Problem description: Every line of the material is to be quoted verbatim, minus the pictures.

****************************************

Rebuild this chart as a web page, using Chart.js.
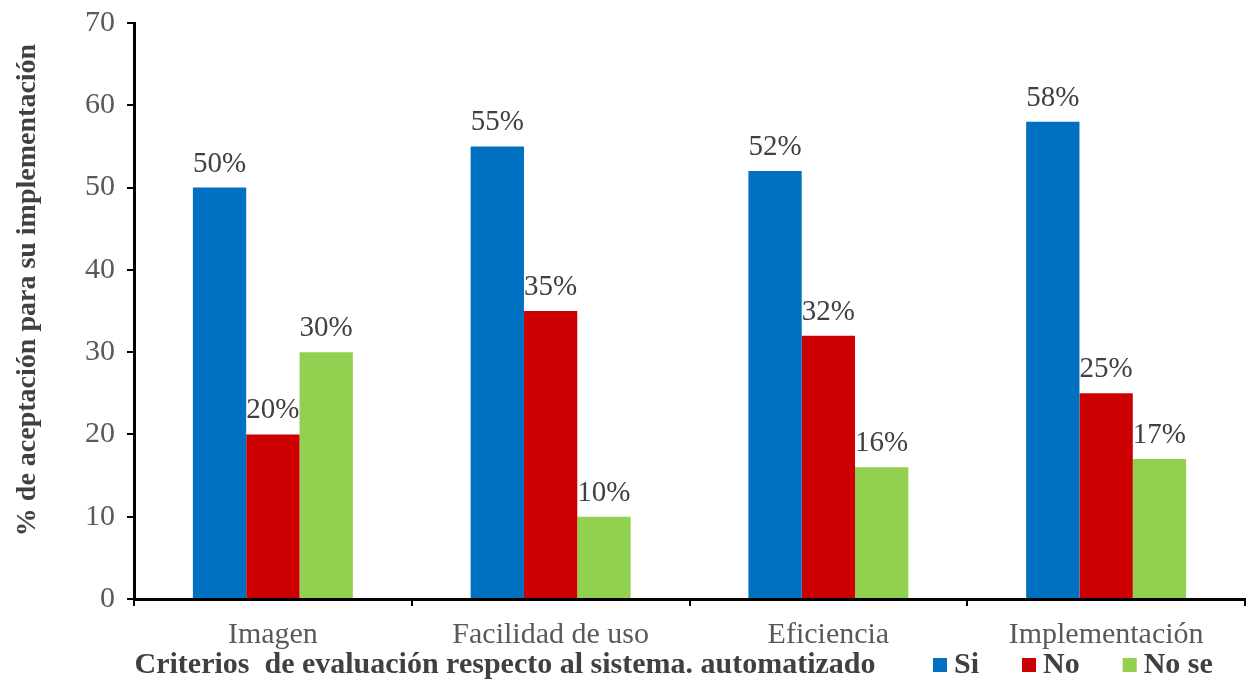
<!DOCTYPE html>
<html>
<head>
<meta charset="utf-8">
<script src="https://cdn.jsdelivr.net/npm/chart.js@4"></script>
<style>
  html, body { margin: 0; padding: 0; background: #fff; }
  #wrap { width: 1249px; height: 681px; }
</style>
</head>
<body>
<div id="wrap"><canvas id="c" width="1249" height="681"></canvas></div>
<script>
// criteria and answers
const categories = ['Imagen', 'Facilidad de uso', 'Eficiencia', 'Implementación'];
const siValues = [50, 55, 52, 58];
const noValues = [20, 35, 32, 25];
const noSeValues = [30, 10, 16, 17];
const yTicks = [0, 10, 20, 30, 40, 50, 60, 70];

const serif = '"Liberation Serif", "Times New Roman", serif';

// percent labels above each bar
const barLabels = {
    id: 'barLabels',
    afterDatasetsDraw(chart) {
        const ctx = chart.ctx;
        ctx.save();
        ctx.font = '29px ' + serif;
        ctx.fillStyle = '#404040';
        ctx.textAlign = 'center';
        ctx.textBaseline = 'alphabetic';
        chart.data.datasets.forEach((ds, i) => {
            chart.getDatasetMeta(i).data.forEach((bar, j) => {
                ctx.fillText(ds.data[j] + '%', bar.x, bar.y - 16);
            });
        });
        ctx.restore();
    }
};

// axis titles + legend drawn on the bottom row
const titlesAndLegend = {
    id: 'titlesAndLegend',
    afterDraw(chart) {
        const ctx = chart.ctx;
        const rowY = 665;
        ctx.save();
        ctx.fillStyle = '#404040';
        ctx.textBaseline = 'middle';

        // x title
        ctx.font = 'bold 30px ' + serif;
        ctx.textAlign = 'center';
        ctx.fillText('Criterios  de evaluación respecto al sistema. automatizado', 505, rowY);

        // legend
        ctx.textAlign = 'left';
        let x = 933;
        chart.data.datasets.forEach(ds => {
            ctx.fillStyle = ds.backgroundColor;
            ctx.fillRect(x, rowY - 7, 14, 14);
            ctx.fillStyle = '#404040';
            ctx.fillText(ds.label, x + 21, rowY);
            x += 21 + ctx.measureText(ds.label).width + 43;
        });

        // y title
        ctx.translate(28, 290);
        ctx.rotate(-Math.PI / 2);
        ctx.textAlign = 'center';
        ctx.font = 'bold 28px ' + serif;
        ctx.fillText('% de aceptación para su implementación', 0, 0);
        ctx.restore();
    }
};

new Chart(document.getElementById('c'), {
    type: 'bar',
    data: {
        labels: categories,
        datasets: [
            { label: 'Si', data: siValues, backgroundColor: '#0070C0' },
            { label: 'No', data: noValues, backgroundColor: '#CC0000' },
            { label: 'No se', data: noSeValues, backgroundColor: '#92D050' }
        ]
    },
    options: {
        responsive: false,
        animation: false,
        layout: { padding: { top: 0, right: 4, left: 0, bottom: 0 } },
        categoryPercentage: 0.576,
        barPercentage: 1.0,
        plugins: {
            legend: { display: false },
            tooltip: { enabled: false }
        },
        scales: {
            x: {
                grid: {
                    display: true,
                    drawOnChartArea: false,
                    offset: true,
                    color: '#000',
                    lineWidth: 2,
                    tickLength: 7
                },
                border: { color: '#000', width: 3 },
                ticks: {
                    font: { family: serif, size: 30 },
                    color: '#595959',
                    padding: 11
                },
                afterFit(scale) { scale.height = 82; }
            },
            y: {
                min: 0,
                max: 70,
                afterBuildTicks(scale) { scale.ticks = yTicks.map(v => ({ value: v })); },
                grid: {
                    display: true,
                    drawOnChartArea: false,
                    color: '#000',
                    lineWidth: 2,
                    tickLength: 7
                },
                border: { color: '#000', width: 3 },
                ticks: {
                    font: { family: serif, size: 30, lineHeight: 1.2 },
                    color: '#595959',
                    padding: 12
                },
                afterFit(scale) {
                    scale.width = 134;
                    scale.paddingTop = 23;
                }
            }
        }
    },
    plugins: [barLabels, titlesAndLegend]
});
</script>
</body>
</html>
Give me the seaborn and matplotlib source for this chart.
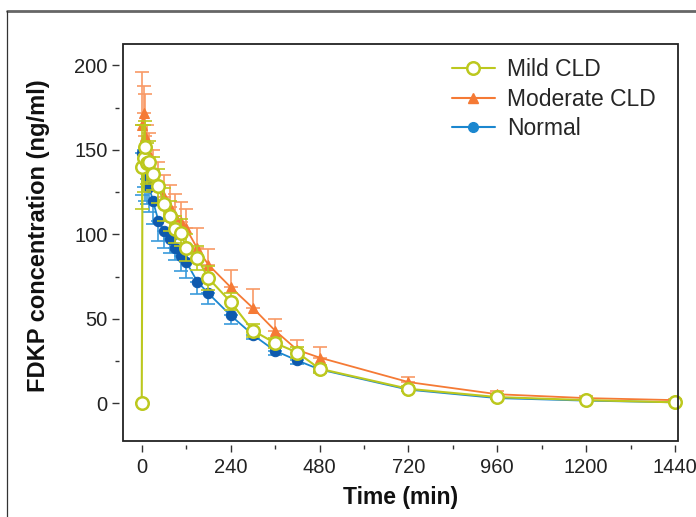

****************************************

Response to the exercise:
Rebuild this chart as a web page, using Chart.js.
<!DOCTYPE html>
<html>
<head>
<meta charset="utf-8">
<script src="https://cdn.jsdelivr.net/npm/chart.js@4"></script>
<style>
  html, body { margin: 0; padding: 0; background: #fff; }
  #wrap { width: 1249px; height: 681px; }
</style>
</head>
<body>
<div id="wrap"><canvas id="c" width="1249" height="681"></canvas></div>
<script>
// criteria and answers
const categories = ['Imagen', 'Facilidad de uso', 'Eficiencia', 'Implementación'];
const siValues = [50, 55, 52, 58];
const noValues = [20, 35, 32, 25];
const noSeValues = [30, 10, 16, 17];
const yTicks = [0, 10, 20, 30, 40, 50, 60, 70];

const serif = '"Liberation Serif", "Times New Roman", serif';

// percent labels above each bar
const barLabels = {
    id: 'barLabels',
    afterDatasetsDraw(chart) {
        const ctx = chart.ctx;
        ctx.save();
        ctx.font = '29px ' + serif;
        ctx.fillStyle = '#404040';
        ctx.textAlign = 'center';
        ctx.textBaseline = 'alphabetic';
        chart.data.datasets.forEach((ds, i) => {
            chart.getDatasetMeta(i).data.forEach((bar, j) => {
                ctx.fillText(ds.data[j] + '%', bar.x, bar.y - 16);
            });
        });
        ctx.restore();
    }
};

// axis titles + legend drawn on the bottom row
const titlesAndLegend = {
    id: 'titlesAndLegend',
    afterDraw(chart) {
        const ctx = chart.ctx;
        const rowY = 665;
        ctx.save();
        ctx.fillStyle = '#404040';
        ctx.textBaseline = 'middle';

        // x title
        ctx.font = 'bold 30px ' + serif;
        ctx.textAlign = 'center';
        ctx.fillText('Criterios  de evaluación respecto al sistema. automatizado', 505, rowY);

        // legend
        ctx.textAlign = 'left';
        let x = 933;
        chart.data.datasets.forEach(ds => {
            ctx.fillStyle = ds.backgroundColor;
            ctx.fillRect(x, rowY - 7, 14, 14);
            ctx.fillStyle = '#404040';
            ctx.fillText(ds.label, x + 21, rowY);
            x += 21 + ctx.measureText(ds.label).width + 43;
        });

        // y title
        ctx.translate(28, 290);
        ctx.rotate(-Math.PI / 2);
        ctx.textAlign = 'center';
        ctx.font = 'bold 28px ' + serif;
        ctx.fillText('% de aceptación para su implementación', 0, 0);
        ctx.restore();
    }
};

new Chart(document.getElementById('c'), {
    type: 'bar',
    data: {
        labels: categories,
        datasets: [
            { label: 'Si', data: siValues, backgroundColor: '#0070C0' },
            { label: 'No', data: noValues, backgroundColor: '#CC0000' },
            { label: 'No se', data: noSeValues, backgroundColor: '#92D050' }
        ]
    },
    options: {
        responsive: false,
        animation: false,
        layout: { padding: { top: 0, right: 4, left: 0, bottom: 0 } },
        categoryPercentage: 0.576,
        barPercentage: 1.0,
        plugins: {
            legend: { display: false },
            tooltip: { enabled: false }
        },
        scales: {
            x: {
                grid: {
                    display: true,
                    drawOnChartArea: false,
                    offset: true,
                    color: '#000',
                    lineWidth: 2,
                    tickLength: 7
                },
                border: { color: '#000', width: 3 },
                ticks: {
                    font: { family: serif, size: 30 },
                    color: '#595959',
                    padding: 11
                },
                afterFit(scale) { scale.height = 82; }
            },
            y: {
                min: 0,
                max: 70,
                afterBuildTicks(scale) { scale.ticks = yTicks.map(v => ({ value: v })); },
                grid: {
                    display: true,
                    drawOnChartArea: false,
                    color: '#000',
                    lineWidth: 2,
                    tickLength: 7
                },
                border: { color: '#000', width: 3 },
                ticks: {
                    font: { family: serif, size: 30, lineHeight: 1.2 },
                    color: '#595959',
                    padding: 12
                },
                afterFit(scale) {
                    scale.width = 134;
                    scale.paddingTop = 23;
                }
            }
        }
    },
    plugins: [barLabels, titlesAndLegend]
});
</script>
</body>
</html>
Give me the seaborn and matplotlib source for this chart.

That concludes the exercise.